French scholars responded immediately by writing an open letter denouncing a “witch hunt” that scapegoated critical race studies and postcolonial studies as a way of distracting from the heightened precarity of students and workers as a result of the neoliberal restructuring of the university. More recently, international scholars issued a powerful statement of solidarity with postcolonial academics and activists in France.
A number of leading figures in France are challenging the frankly incredible claim that racism and colonialism are somehow “not native” to France. Among these are academics like Mame-Fatou Niang, Françoise Vergès, Louis-Georges Tin, and Achille Mbembe, as well as public figures like Christiane Taubira, Rokhaya Diallo, Houria Bouteldja, and Assa Traoré.
To present these figures as the naïve disciples of “social-science theories entirely imported from the United States” is to erase a long tradition of anticolonial thought. It is the tradition of Aimé and Suzanne Césaire, Frantz Fanon, Édouard Glissant, and many others who argued that we must break the artificially nationalist frame, championed by countless others before Macron, if we are to reckon with France’s role in a racist and extractive history of empire.
So to characterize the history of racism and colonialism as “not ours” disavows France’s colonial past and present. Similarly, to identify the insurgent critical moment as originating in the United States ignores that much of the so-called American Theory that troubles the French government has roots in what came to be known as “French Theory” in the 1970s and '80s.
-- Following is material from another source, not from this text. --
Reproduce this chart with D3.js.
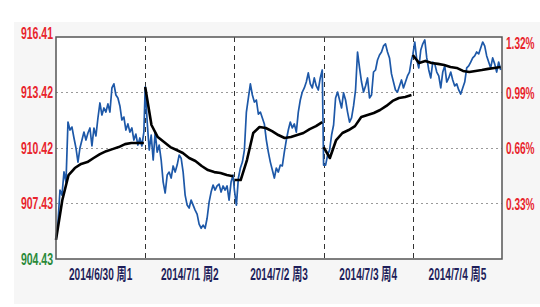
<!DOCTYPE html>
<meta charset="utf-8">
<style>
    body { margin: 0; background: #fff; }
    svg { display: block; }
    .lbl { font-family: "Liberation Sans", Arial, "Noto Sans CJK SC", sans-serif; font-weight: bold; }
</style>
<script src="https://cdn.jsdelivr.net/npm/d3@7"></script>
<svg width="540" height="307"></svg>
<script>
    // eixo esquerdo (preço) e direito (variação %)
    var leftTicks = [904.43, 907.43, 910.42, 913.42, 916.41];
    var rightTicks = [0.33, 0.66, 0.99, 1.32];
    var dayLabels = ["2014/6/30 周1", "2014/7/1 周2", "2014/7/2 周3", "2014/7/3 周4", "2014/7/4 周5"];
    var baseClose = 904.43;

    // preço intradiário (linha azul)
    var price1 = [905.46, 906.42, 908.15, 907.88, 909.13, 908.58, 911.82, 911.39, 911.55, 910.96, 910.42, 909.66, 910.42, 910.85, 911.28,
        910.85, 911.23, 911.50, 910.53, 911.50, 911.07, 912.04, 912.85, 912.20, 912.58, 912.36, 912.80, 912.36, 913.66, 913.88,
        913.28, 913.12, 912.69, 911.93, 912.09, 911.39, 911.72, 911.28, 911.50, 910.85, 911.17, 910.58, 910.96, 910.53, 911.28];
    var price2 = [913.71, 911.82, 910.31, 911.12, 909.77, 911.28, 910.20, 910.58, 909.77, 908.58, 907.99, 908.96, 909.12, 908.80, 909.45,
        909.12, 909.50, 910.04, 909.87, 909.12, 907.88, 907.34, 907.18, 907.61, 907.34, 907.07, 906.85, 906.31, 906.09, 906.26,
        906.09, 906.63, 907.50, 908.04, 908.42, 908.15, 908.37, 908.47, 908.04, 908.37, 908.15, 908.37, 907.61, 908.58, 908.96];
    var price3 = [908.15, 907.34, 908.80, 909.34, 909.66, 910.31, 912.36, 913.12, 913.88, 913.28, 912.90, 913.01, 912.25, 912.36, 912.04,
        911.72, 910.85, 910.20, 909.66, 909.23, 908.80, 909.34, 909.12, 909.50, 909.45, 910.20, 910.85, 911.39, 911.82, 911.50,
        911.72, 911.28, 912.36, 913.01, 913.44, 913.66, 913.98, 914.47, 913.88, 913.66, 914.20, 913.77, 913.55, 914.20, 914.63];
    var price4 = [909.50, 909.50, 910.04, 910.31, 911.12, 911.66, 913.12, 913.44, 913.01, 912.58, 913.39, 913.01, 912.36, 911.82, 912.04,
        912.69, 913.55, 915.60, 914.74, 913.98, 913.44, 913.77, 914.20, 913.12, 913.28, 914.52, 914.63, 915.17, 915.44, 915.60,
        915.93, 916.04, 915.60, 915.28, 914.42, 913.98, 913.55, 913.44, 913.77, 914.09, 913.66, 913.98, 914.31, 914.52, 915.17];
    var price5 = [915.44, 916.14, 915.17, 914.74, 915.71, 916.04, 916.25, 915.28, 914.63, 914.20, 915.06, 914.96, 914.52, 914.31, 913.66,
        914.52, 914.85, 913.98, 914.20, 914.52, 914.09, 913.77, 913.88, 913.55, 913.33, 913.66, 913.98, 914.74, 914.85, 915.06,
        915.28, 915.39, 915.60, 915.50, 915.82, 916.14, 915.93, 915.39, 915.06, 914.74, 915.28, 914.96, 914.52, 915.06, 914.63];

    // preço médio (linha preta)
    var avg1 = [905.46, 907.60, 908.96, 909.34, 909.56, 909.66, 909.88, 910.09, 910.25, 910.36, 910.47, 910.63, 910.69, 910.69, 910.69];
    var avg2 = [913.71, 911.66, 911.01, 910.74, 910.47, 910.31, 910.15, 909.88, 909.72, 909.45, 909.23, 909.12, 909.07, 908.96, 908.90];
    var avg3 = [908.69, 908.69, 909.77, 911.23, 911.55, 911.50, 911.33, 911.12, 910.96, 911.01, 911.12, 911.23, 911.44, 911.60, 911.82];
    var avg4 = [910.47, 909.88, 910.85, 911.23, 911.39, 911.60, 912.09, 912.20, 912.31, 912.47, 912.69, 912.96, 913.12, 913.17, 913.28];
    var avg5 = [915.44, 915.01, 915.12, 915.01, 914.96, 914.90, 914.79, 914.74, 914.58, 914.52, 914.58, 914.63, 914.69, 914.74, 914.79];

    var prices = [price1, price2, price3, price4, price5];
    var avgs = [avg1, avg2, avg3, avg4, avg5];

    var svg = d3.select("svg");
    var plotLeft = 56, plotRight = 502, plotTop = 37, plotBottom = 259;

    // fundo cinza claro do painel
    svg.append("rect").attr("x", 14).attr("y", 22).attr("width", 526).attr("height", 282).attr("fill", "#f6f6f6");

    var x = d3.scaleLinear().domain([0, 5]).range([plotLeft, plotRight]);
    var y = d3.scaleLinear().domain([leftTicks[0], leftTicks[4]]).range([plotBottom, plotTop]);
    var yPct = d3.scaleLinear().domain([0, (leftTicks[4] / baseClose - 1) * 100]).range([plotBottom, plotTop]);

    svg.append("rect").attr("x", plotLeft).attr("y", plotTop)
        .attr("width", plotRight - plotLeft).attr("height", plotBottom - plotTop)
        .attr("fill", "#fff");

    // grade horizontal pontilhada
    svg.selectAll(".hgrid").data(leftTicks.slice(1, 4)).enter().append("line")
        .attr("x1", plotLeft).attr("x2", plotRight)
        .attr("y1", function (d) { return Math.round(y(d)) + 0.5; })
        .attr("y2", function (d) { return Math.round(y(d)) + 0.5; })
        .attr("stroke", "#9a9a9a").attr("stroke-width", 1.2).attr("stroke-dasharray", "2,3");

    // divisões dos dias
    svg.selectAll(".vgrid").data([1, 2, 3, 4]).enter().append("line")
        .attr("x1", function (d) { return Math.round(x(d)) + 0.5; })
        .attr("x2", function (d) { return Math.round(x(d)) + 0.5; })
        .attr("y1", plotTop).attr("y2", plotBottom)
        .attr("stroke", "#333").attr("stroke-width", 1).attr("stroke-dasharray", "5,4");

    function pontos(arr, dia) {
        var n = arr.length;
        return arr.map(function (v, i) { return [dia + i / (n - 1) * 0.985, v]; });
    }

    var line = d3.line()
        .x(function (d) { return x(d[0]); })
        .y(function (d) { return y(d[1]); });

    var azul = [];
    prices.forEach(function (p, dia) { azul = azul.concat(pontos(p, dia)); });

    svg.append("path").datum(azul)
        .attr("d", line)
        .attr("fill", "none").attr("stroke", "#1d58a8").attr("stroke-width", 1.7)
        .attr("stroke-linejoin", "round");

    svg.selectAll(".media").data(avgs).enter().append("path")
        .attr("d", function (a, dia) { return line(pontos(a, dia)); })
        .attr("fill", "none").attr("stroke", "#000").attr("stroke-width", 2.6)
        .attr("stroke-linejoin", "round");

    // moldura
    svg.append("rect").attr("x", plotLeft).attr("y", plotTop)
        .attr("width", plotRight - plotLeft).attr("height", plotBottom - plotTop)
        .attr("fill", "none").attr("stroke", "#555").attr("stroke-width", 1.5);

    // rótulos esquerdos (fonte comprimida na horizontal)
    svg.selectAll(".ylab").data(leftTicks).enter().append("text")
        .attr("class", "lbl")
        .attr("transform", function (d, i) {
            return "translate(53," + (i == 4 ? y(d) - 4 : y(d)) + ") scale(0.75,1.2)";
        })
        .attr("dy", "0.36em")
        .attr("text-anchor", "end")
        .attr("font-size", 14)
        .attr("fill", function (d, i) { return i == 0 ? "#2a8a3a" : "#e8242c"; })
        .text(function (d) { return d.toFixed(2); });

    // rótulos direitos
    svg.selectAll(".plab").data(rightTicks).enter().append("text")
        .attr("class", "lbl")
        .attr("transform", function (d, i) {
            return "translate(506," + (i == 3 ? yPct(d) + 5 : yPct(d)) + ") scale(0.72,1.2)";
        })
        .attr("dy", "0.36em")
        .attr("font-size", 14)
        .attr("fill", "#e8242c")
        .text(function (d) { return d.toFixed(2) + "%"; });

    // rótulos dos dias
    svg.selectAll(".xlab").data(dayLabels).enter().append("text")
        .attr("class", "lbl")
        .attr("transform", function (d, i) { return "translate(" + x(i + 0.5) + ",280) scale(0.72,1.2)"; })
        .attr("text-anchor", "middle")
        .attr("font-size", 14)
        .attr("fill", "#1e1e5a")
        .text(function (d) { return d; });
</script>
This irony is redoubled if we take into account that, as the French intellectual historian François Cusset influentially argued, French Theory is an American invention. Many French intellectuals derided the American academy’s embrace of Gilles Deleuze, Julia Kristeva, Michel Foucault, Jacques Derrida, and Hélène Cixous, among others.
Building on their work, thinkers like Gayatri Spivak, Judith Butler, Homi Bhabha, and Edward Said laid the foundations of postcolonial, queer, and gender studies. (Those scholars working in the United States were themselves not immune to the accusation that they had wrongly derived a politics that was not native to French theory.)
The biggest irony of all, in the end, might be that, in feigning to defend France against American influence, Macron has borrowed a page from the American conservative’s playbook. And treating criticism of France’s colonial history, discriminatory practices, and police brutality as byproducts of a new form of American imperialism only reproduces the disavowal of an intellectual tradition based on a different history, which is very much France’s.
Recognizing this is all the more urgent in light of the rise of neofascism in Europe and globally. It will take more than symbolic gestures like Macron’s recent proposal to rename French streets after notable figures from the former colonies (among them, Frantz Fanon and Aimé Césaire, whom he called “cultural heroes”). It will take engaging these thinkers seriously — not as cultural heroes but as anticolonial thinkers.
Césaire uses the phrase “boomerang effect” in his 1955 essay “Discourse on Colonialism” to describe how colonialism returned to haunt Europe under the guise of fascism. If we want to understand how something like Nazism came out of the so-called enlightened West, Césaire contends, “we must study how colonization works to decivilize the colonizer.” When the French refuse to recognize this history as theirs, Césaire warns, “a universal regression takes place.”
What threatens France is not the pseudo-notion of Islamo-leftism or the influence of foreign thought, but the persistent regression of its own historical feedback loop, a narrative of exceptionalism that must be disrupted by a new generation of scholars and activists.